Elahe Allahyari, Abdollah Gholami, Morteza Arab-Zozani, Hosein Ameri, Negin Nasseh,
Volume 11, Issue 3 (9-2021)
Abstract

Introduction: These days, there is a consensus that emotional intelligence plays an important role in the success of individuals in different areas of life. Persons with higher emotional intelligence had lower stress in dealing with demands and pressures in the workplace. The purpose of this study was to use artificial neural network to predict job stress and to compare the performance of this model with the multivariate regression model.
Material and Methods: In order to do that, 892 participants were selected randomly in different job categories. Then, 15 dimensions of Bar-On questionnaire, 10 job categories, age and education were considered as input variables and 7 dimensions of health and safety executive HSE were determined as output variables in models.

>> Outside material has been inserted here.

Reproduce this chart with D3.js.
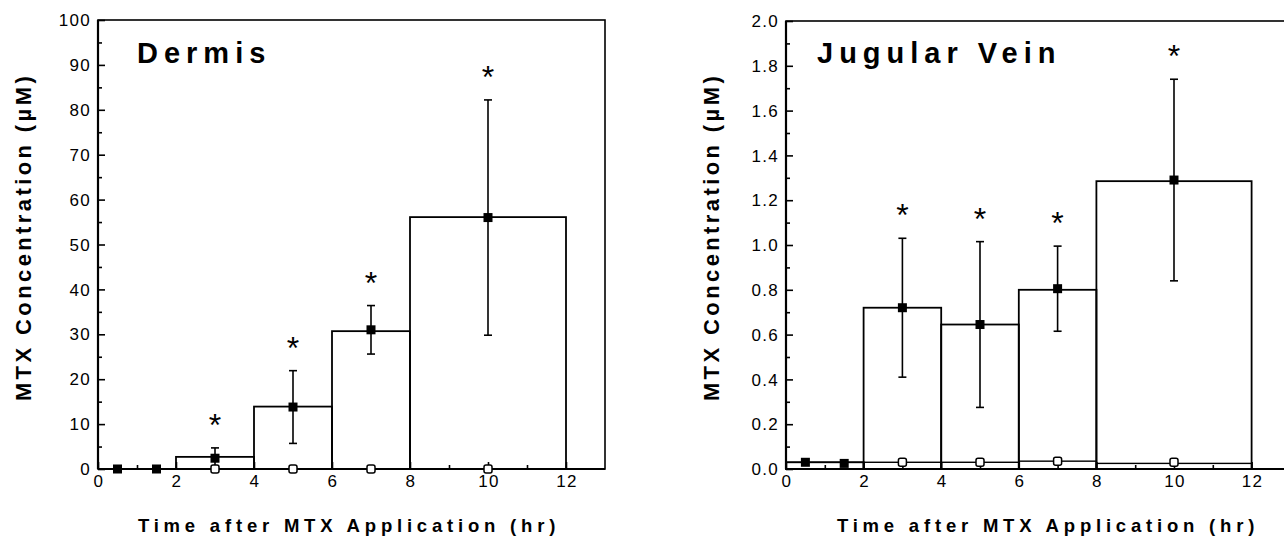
<!DOCTYPE html>
<html>
<head>
<meta charset="utf-8">
<script src="https://cdn.jsdelivr.net/npm/d3@7"></script>
<style>
  html, body { margin: 0; padding: 0; background: #fff; }
  svg { display: block; }
  text { font-family: "Liberation Sans", Arial, sans-serif; fill: #000; }
</style>
</head>
<body>
<svg width="1284" height="539"></svg>
<script>
"use strict";

// sampling times (hr) and step intervals
var times = [0.5, 1.5, 3, 5, 7, 10];
var controlTimes = [3, 5, 7, 10];
var binEdges = [0, 2, 4, 6, 8, 12];
var significant = [false, false, true, true, true, true];

// Dermis (uM)
var dermisMean = [0, 0, 2.4, 13.8, 31, 56];
var dermisErr = [0, 0, 2.3, 8.1, 5.4, 26.2];
var dermisControl = [0, 0, 0, 0];
var dermisBins = [0, 2.7, 13.9, 30.7, 56.1];
var dermisControlBins = [0, 0, 0, 0, 0];

// Jugular vein (uM)
var jugularMean = [0.03, 0.025, 0.72, 0.645, 0.805, 1.29];
var jugularErr = [0, 0, 0.31, 0.37, 0.19, 0.45];
var jugularControl = [0.03, 0.03, 0.035, 0.03];
var jugularBins = [0.03, 0.72, 0.645, 0.80, 1.285];
var jugularControlBins = [0.03, 0.03, 0.03, 0.035, 0.025];

var dermisTicks = d3.range(0, 101, 10);
var jugularTicks = d3.range(0, 2.01, 0.2);
var xTicks = d3.range(0, 13, 2);

var svg = d3.select("svg");

function drawPanel(o) {
  var x = d3.scaleLinear().domain([0, 13]).range([o.left, o.left + 13 * o.unit]);
  var y = d3.scaleLinear().domain(o.yDomain).range([469, o.top]);
  var g = svg.append("g");

  // frame
  g.append("rect")
      .attr("x", x(0)).attr("y", y(o.yDomain[1]))
      .attr("width", x(13) - x(0)).attr("height", y(0) - y(o.yDomain[1]))
      .attr("fill", "none").attr("stroke", "#000").attr("stroke-width", 1.6);
  g.append("line")
      .attr("x1", x(0)).attr("x2", x(0)).attr("y1", y(0)).attr("y2", y(o.yDomain[1]))
      .attr("stroke", "#000").attr("stroke-width", 2.2);
  g.append("line")
      .attr("x1", x(0)).attr("x2", x(13)).attr("y1", y(0)).attr("y2", y(0))
      .attr("stroke", "#000").attr("stroke-width", 2.2);

  // inward ticks
  var yAxis = d3.axisRight(y).tickValues(o.yTicks).tickSize(7).tickFormat("");
  var yMinor = d3.axisRight(y).tickValues(o.yTicks.slice(1).map((v, i) => (v + o.yTicks[i]) / 2)).tickSize(4).tickFormat("");
  [yAxis, yMinor].forEach(function(ax) {
    var a = g.append("g").attr("transform", `translate(${x(0)},0)`).call(ax);
    a.select(".domain").remove();
    a.selectAll("line").attr("stroke-width", 1.6);
  });
  var xAxis = d3.axisTop(x).tickValues(xTicks).tickSize(7).tickFormat("");
  var xMinor = d3.axisTop(x).tickValues([1, 3, 5, 7, 9, 11]).tickSize(4).tickFormat("");
  [xAxis, xMinor].forEach(function(ax) {
    var a = g.append("g").attr("transform", `translate(0,${y(0)})`).call(ax);
    a.select(".domain").remove();
    a.selectAll("line").attr("stroke-width", 1.6);
  });

  // tick labels
  g.selectAll(".ylab").data(o.yTicks).join("text")
      .attr("x", x(0) - 7).attr("y", d => y(d)).attr("dy", "0.36em")
      .attr("text-anchor", "end").attr("font-size", 17).attr("letter-spacing", "1.3px")
      .text(o.yFormat);
  g.selectAll(".xlab").data(xTicks).join("text")
      .attr("x", d => x(d) + 1).attr("y", 487)
      .attr("text-anchor", "middle").attr("font-size", 17).attr("letter-spacing", "1.3px")
      .text(d => d);

  // step bars
  function bars(vals, w) {
    g.selectAll(null).data(vals).join("rect")
        .attr("x", (d, i) => x(binEdges[i]))
        .attr("y", d => y(d))
        .attr("width", (d, i) => x(binEdges[i + 1]) - x(binEdges[i]))
        .attr("height", d => y(0) - y(d))
        .attr("fill", "none").attr("stroke", "#000").attr("stroke-width", w);
  }
  bars(o.controlBins, 1.4);
  bars(o.bins, 1.8);

  // error bars
  var idx = d3.range(times.length).filter(i => o.err[i] > 0);
  idx.forEach(function(i) {
    var cx = x(times[i]), hi = y(o.mean[i] + o.err[i]), lo = y(Math.max(0, o.mean[i] - o.err[i]));
    g.append("line").attr("x1", cx).attr("x2", cx).attr("y1", hi).attr("y2", lo)
        .attr("stroke", "#000").attr("stroke-width", 1.6);
    [hi, lo].forEach(function(yy) {
      g.append("line").attr("x1", cx - 4).attr("x2", cx + 4).attr("y1", yy).attr("y2", yy)
          .attr("stroke", "#000").attr("stroke-width", 1.6);
    });
  });

  // control markers (open)
  g.selectAll(null).data(controlTimes).join("rect")
      .attr("x", d => x(d) - 4).attr("y", (d, i) => y(o.control[i]) - 4)
      .attr("width", 8).attr("height", 8).attr("rx", 2)
      .attr("fill", "#fff").attr("stroke", "#000").attr("stroke-width", 1.5);

  // treatment markers (filled)
  g.selectAll(null).data(times).join("rect")
      .attr("x", d => x(d) - 4.5).attr("y", (d, i) => y(o.mean[i]) - 4.5)
      .attr("width", 9).attr("height", 9).attr("fill", "#000");

  // significance asterisks
  g.selectAll(null).data(idx.filter(i => significant[i])).join("text")
      .attr("x", i => x(times[i])).attr("y", i => y(o.mean[i] + o.err[i]) - 29 + 17)
      .attr("text-anchor", "middle").attr("font-size", 32).text("*");

  // panel title
  g.append("text").attr("x", o.titleX).attr("y", 63)
      .attr("font-size", 29).attr("font-weight", "bold").attr("letter-spacing", "6px")
      .text(o.title);

  // axis titles
  g.append("text")
      .attr("transform", `translate(${x(0) - 67},237) rotate(-90)`)
      .attr("text-anchor", "middle").attr("font-size", 22).attr("font-weight", "bold")
      .attr("letter-spacing", "3.4px")
      .text("MTX Concentration (\u00b5M)");
  g.append("text")
      .attr("x", o.xTitleX).attr("y", 532)
      .attr("text-anchor", "middle").attr("font-size", 18.5).attr("font-weight", "bold")
      .attr("letter-spacing", "4.8px")
      .text("Time after MTX Application (hr)");
}

drawPanel({
  left: 98, unit: 39, top: 20, yDomain: [0, 100], yTicks: dermisTicks, yFormat: d => d,
  mean: dermisMean, err: dermisErr, control: dermisControl,
  bins: dermisBins, controlBins: dermisControlBins,
  title: "Dermis", titleX: 137, xTitleX: 349
});

drawPanel({
  left: 786, unit: 38.8, top: 21, yDomain: [0, 2], yTicks: jugularTicks, yFormat: d3.format(".1f"),
  mean: jugularMean, err: jugularErr, control: jugularControl,
  bins: jugularBins, controlBins: jugularControlBins,
  title: "Jugular Vein", titleX: 817, xTitleX: 1048
});
</script>
</body>
</html>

Results: The results revealed that an artificial neural network with hyperbolic tangent and sigmoid transfer functions respectively in hidden and output layers with 375 hidden neurons had significantly better performance than multivariate regression. So that, correlation of predicted values and job stress were only between 0.192-0.364 in regression model, but neural network had at least correlation 0.527 in all dimensions of job stress.
Conclusion: In predicting job stress using emotional intelligence, artificial neural network method was much better than multivariate regression model.